|The Passing of Mr. Quin|
|Directed by||Leslie S. Hiscott |
|Written by||Agatha Christie (short story) |
Leslie S. Hiscott
|Produced by||Julius Hagen|
|Distributed by||Argosy Films|
The Passing of Mr. Quin is a 1928 British mystery film which was co-directed by Leslie S. Hiscott and Julius Hagen, starring Clifford Heatherley, Mary Brough and Ursula Jeans. The film was based on the short story The Coming of Mr. Quin, part of the collection The Mysterious Mr. Quin, which was written by Agatha Christie. It was the first British film to be made of one of Christie's works. The short story was adapted by Hiscott, who would in 1931 direct Alibi, the first film to feature Christie's more well known Belgian detective Hercule Poirot. The film was made at Twickenham Studios in London.

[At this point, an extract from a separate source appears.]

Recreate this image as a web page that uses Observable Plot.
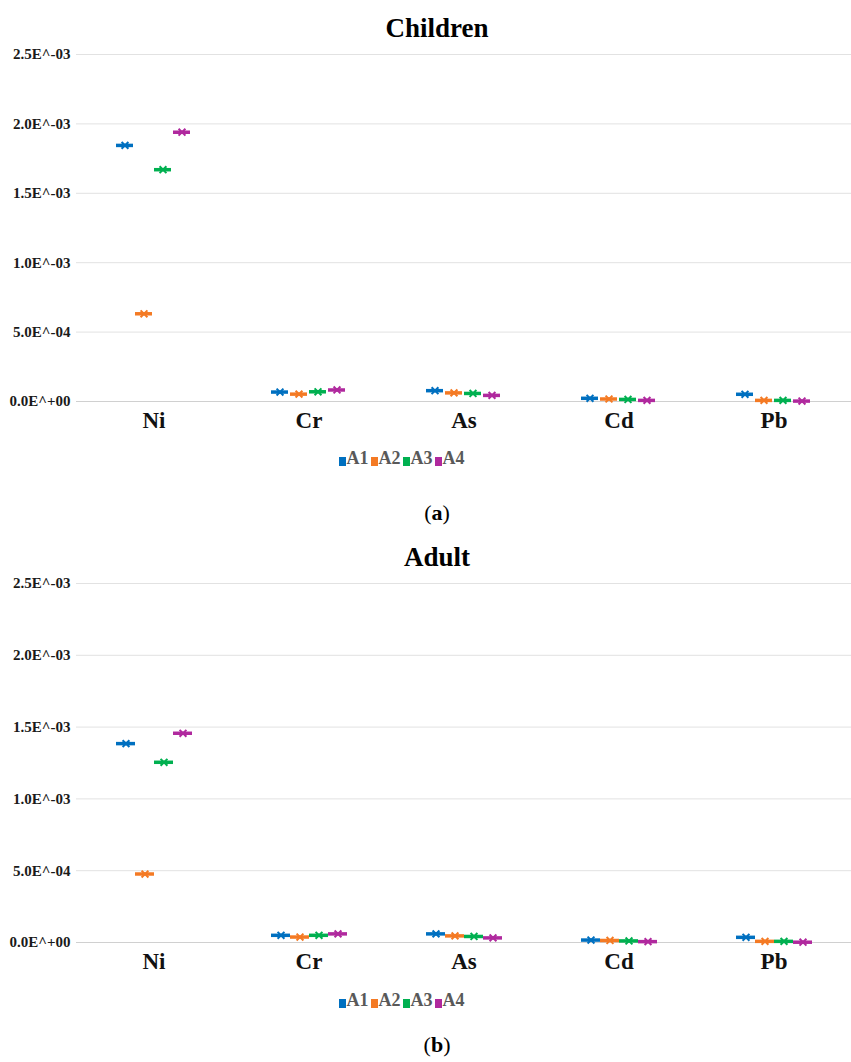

See also: The Mysterious Mr. Quin
Professor Appleby has terrorised his wife, Eleanor, but when he is murdered, and her lover, Derek goes missing, Eleanor suspects the worst. A mysterious stranger, known as 'Mr Quinny' or 'Mr Quin' appears, and begins to seduce Eleanor, but his alcoholism takes over and he dies. Before dying, he reveals that he was Derek all along, and offers the girl to a rival, who promises to make Eleanor a happy wife.
The screenplay was novelised by G. Roy McRae (thought to be a pseudonym) for issue in 1929. The plot deviates radically from Christie's short story (for example, whereas Christie's Mr Quin is a romantic fantasy figure who solves the mystery of Professor Appleby's suicide, Mr Quin is here portrayed as Appleby's alcoholic murderer).